In my opinion ECB monetary policy can't do much more because new money created with QE probably would end up invested in Germany anyway. Without some reforms to remove inefficient socialism/to lower taxes/to lax regulations in Spain/Italy/France new money wont help with new investments and jobs creation in those countries. Maybe that's why ECB started this experiment with negative rates. On top of that there is this situation with Russia. US markets pretty much safe even in unlikely scenario of big war. And strict sanctions and economic warfare is really hurting some European companies which on top of general economic weakness creates even more capital flight from Europe stock markets. And it probably goes to US (thus USD up). So it is likely that EUR just have to correct itself to make EU more competitive.
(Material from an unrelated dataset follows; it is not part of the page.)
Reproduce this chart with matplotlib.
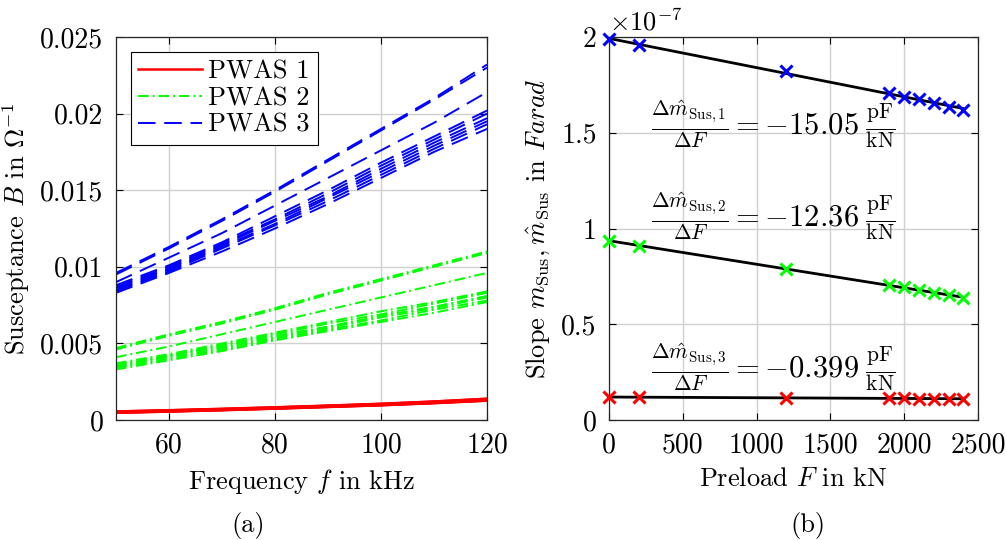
import numpy as np
import matplotlib
matplotlib.use('Agg')
import matplotlib.pyplot as plt

plt.rcParams['font.family'] = 'serif'
plt.rcParams['font.serif'] = ['cmr10']
plt.rcParams['mathtext.fontset'] = 'cm'
plt.rcParams['axes.formatter.use_mathtext'] = True
plt.rcParams['axes.unicode_minus'] = False

# ---- (a) susceptance over frequency, one curve per preload step ----
f_khz = [50, 60, 70, 80, 90, 100, 110, 120]

pwas1_B = [
    [0.00056, 0.00064, 0.00073, 0.00083, 0.00094, 0.00106, 0.00121, 0.00139],
    [0.00055, 0.00063, 0.00072, 0.00082, 0.00093, 0.00105, 0.00120, 0.00138],
    [0.00053, 0.00061, 0.00070, 0.00080, 0.00091, 0.00103, 0.00117, 0.00135],
    [0.00052, 0.00060, 0.00069, 0.00079, 0.00090, 0.00102, 0.00116, 0.00133],
    [0.00051, 0.00059, 0.00068, 0.00078, 0.00089, 0.00100, 0.00114, 0.00131],
    [0.00050, 0.00058, 0.00067, 0.00077, 0.00088, 0.00099, 0.00113, 0.00130],
    [0.00049, 0.00057, 0.00066, 0.00076, 0.00087, 0.00098, 0.00112, 0.00129],
    [0.00048, 0.00056, 0.00065, 0.00075, 0.00086, 0.00097, 0.00111, 0.00127],
    [0.00047, 0.00055, 0.00064, 0.00074, 0.00085, 0.00096, 0.00110, 0.00126],
]

pwas2_B = [
    [0.0047, 0.0056, 0.0064, 0.0073, 0.0083, 0.0092, 0.0101, 0.0110],
    [0.0046, 0.0055, 0.0063, 0.0072, 0.0082, 0.0091, 0.0100, 0.0109],
    [0.0041, 0.0048, 0.0056, 0.0064, 0.0072, 0.0080, 0.0088, 0.0096],
    [0.0037, 0.0043, 0.0050, 0.0057, 0.0064, 0.0071, 0.0077, 0.0084],
    [0.0036, 0.0042, 0.0049, 0.0056, 0.0063, 0.0069, 0.0076, 0.0083],
    [0.0035, 0.0042, 0.0048, 0.0055, 0.0061, 0.0068, 0.0074, 0.0081],
    [0.0035, 0.0041, 0.0047, 0.0054, 0.0060, 0.0067, 0.0073, 0.0080],
    [0.0034, 0.0040, 0.0046, 0.0053, 0.0059, 0.0065, 0.0072, 0.0078],
    [0.0033, 0.0039, 0.0045, 0.0052, 0.0058, 0.0064, 0.0070, 0.0077],
]

pwas3_B = [
    [0.0096, 0.0113, 0.0131, 0.0150, 0.0170, 0.0190, 0.0210, 0.0232],
    [0.0095, 0.0112, 0.0130, 0.0149, 0.0169, 0.0189, 0.0209, 0.0230],
    [0.0090, 0.0106, 0.0122, 0.0140, 0.0158, 0.0176, 0.0194, 0.0214],
    [0.0088, 0.0101, 0.0116, 0.0133, 0.0150, 0.0168, 0.0185, 0.0202],
    [0.0087, 0.0100, 0.0115, 0.0131, 0.0148, 0.0166, 0.0183, 0.0200],
    [0.0086, 0.0099, 0.0114, 0.0130, 0.0146, 0.0164, 0.0181, 0.0197],
    [0.0085, 0.0098, 0.0113, 0.0128, 0.0145, 0.0162, 0.0179, 0.0195],
    [0.0084, 0.0097, 0.0112, 0.0127, 0.0143, 0.0160, 0.0177, 0.0193],
    [0.0083, 0.0096, 0.0110, 0.0125, 0.0141, 0.0158, 0.0175, 0.0190],
]

# ---- (b) slopes over preload (in 1e-7 F) ----
preload_kN = [0, 200, 1200, 1900, 2000, 2100, 2200, 2300, 2400]
slope_pwas1 = [1.988, 1.958, 1.824, 1.706, 1.688, 1.675, 1.657, 1.636, 1.619]
slope_pwas2 = [0.936, 0.910, 0.790, 0.705, 0.693, 0.679, 0.665, 0.653, 0.636]
slope_pwas3 = [0.120, 0.119, 0.116, 0.113, 0.113, 0.112, 0.112, 0.111, 0.111]
fit_labels = [
    r'$\frac{\Delta\hat{m}_{\mathrm{Sus},1}}{\Delta F}=-15.05\;\frac{\mathrm{pF}}{\mathrm{kN}}$',
    r'$\frac{\Delta\hat{m}_{\mathrm{Sus},2}}{\Delta F}=-12.36\;\frac{\mathrm{pF}}{\mathrm{kN}}$',
    r'$\frac{\Delta\hat{m}_{\mathrm{Sus},3}}{\Delta F}=-0.399\;\frac{\mathrm{pF}}{\mathrm{kN}}$',
]

red = '#ff0000'
green = '#00ff00'
blue = '#0000ff'
gridc = '#d0d0d0'

fig = plt.figure(figsize=(10.06, 5.4), dpi=100)
ax1 = fig.add_axes([0.1153, 0.2222, 0.3688, 0.7093])
ax2 = fig.add_axes([0.6054, 0.2222, 0.3668, 0.7093])

for i in range(len(pwas1_B)):
    ax1.plot(f_khz, pwas1_B[i], color=red, lw=1.8, ls='-',
             label='PWAS 1' if i == 0 else None)
for i in range(len(pwas2_B)):
    ax1.plot(f_khz, pwas2_B[i], color=green, lw=1.4, ls=(0, (5.5, 2, 1, 2)),
             label='PWAS 2' if i == 0 else None)
for i in range(len(pwas3_B)):
    ax1.plot(f_khz, pwas3_B[i], color=blue, lw=1.4, ls=(0, (9, 4.5)),
             label='PWAS 3' if i == 0 else None)

ax1.set_xlim(50, 120)
ax1.set_ylim(0, 0.025)
ax1.set_xticks([60, 80, 100, 120])
ax1.set_xticklabels(['60', '80', '100', '120'])
ax1.set_yticks([0, 0.005, 0.01, 0.015, 0.02, 0.025])
ax1.set_yticklabels(['0', '0.005', '0.01', '0.015', '0.02', '0.025'])
ax1.set_xlabel(r'Frequency $f$ in kHz', fontsize=19, labelpad=6)
ax1.set_ylabel(r'Susceptance $B$ in $\Omega^{-1}$', fontsize=19, labelpad=6)
leg = ax1.legend(loc='upper left', fontsize=19, frameon=True, fancybox=False,
                 edgecolor='black', framealpha=1, handlelength=2.4,
                 borderaxespad=0.55, borderpad=0.3, labelspacing=0.12,
                 handletextpad=0.25)
leg.get_frame().set_linewidth(0.8)

pts = [(slope_pwas1, blue), (slope_pwas2, green), (slope_pwas3, red)]
text_y = [1.54, 1.06, 0.27]
for k, (vals, col) in enumerate(pts):
    coef = np.polyfit(preload_kN, vals, 1)
    ax2.plot(preload_kN, np.polyval(coef, preload_kN), color='black', lw=2, zorder=2)
    ax2.plot(preload_kN, vals, ls='none', marker='x', color=col, ms=9, mew=2.2,
             zorder=3, clip_on=False)
    ax2.text(1110, text_y[k], fit_labels[k], fontsize=22, ha='center', va='center')

ax2.set_xlim(0, 2500)
ax2.set_ylim(0, 2)
ax2.set_xticks([0, 500, 1000, 1500, 2000, 2500])
ax2.set_xticklabels(['0', '500', '1000', '1500', '2000', '2500'])
ax2.set_yticks([0, 0.5, 1, 1.5, 2])
ax2.set_yticklabels(['0', '0.5', '1', '1.5', '2'])
ax2.set_xlabel(r'Preload $F$ in kN', fontsize=19, labelpad=6)
ax2.set_ylabel(r'Slope $m_{\mathrm{Sus}},\hat{m}_{\mathrm{Sus}}$ in $Farad$', fontsize=19,
               labelpad=6)
ax2.text(0.0, 1.005, r'$\times10^{-7}$', transform=ax2.transAxes, fontsize=19,
         ha='left', va='bottom')

for ax in (ax1, ax2):
    ax.grid(True, color=gridc, lw=1)
    ax.set_axisbelow(True)
    ax.tick_params(direction='in', top=True, right=True, labelsize=20, length=5, width=0.8, pad=9)
    for s in ax.spines.values():
        s.set_linewidth(0.9)
        s.set_color('#262626')

fig.text(248 / 1006, 0.026, '(a)', fontsize=19, ha='center', va='center')
fig.text(808 / 1006, 0.026, '(b)', fontsize=19, ha='center', va='center')

fig.savefig('out.png', dpi=100)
JPY is ~14% of the basket and I guess they just have to do something about their huge debt and economic stagnation. However because GDP failed to grow as expected all this stimulus is probably viewed as inflationary by investors. And it probably is. It makes sense - inflate currency, stabilize, raise taxes, inflate currency a bit more, raise more taxes etc (which I think is again on the table at least I've read about more tax raises). Limit on yen weakness is probably set only by oil prices since Japan buys energy from outside and yen too weak would cause trouble there. JPY is also carry currency. Other than that I don't know much about Japan.
GBP - I have no idea. Maybe Europe is dragging it down. Maybe fear of Scotland referendum. Maybe it just overextended and market expected much more from UK economy. However price action is extremely weak maybe there is something more to it.
And US economy now looks pretty healthy QE 3 is ending, rate hikes are expected soon, shale revolution makes US more independent (huge for economy) and that could make dollar again real petrodollar

Oil prices getting low - dollar strong. Dollar strong - gold cheap. And probably it again starts some kind of cycle of capital reallocation which fuels breakout.
That's my humble opinion about what's going on, of course it's hard to know for sure. I am really interested what others think about that.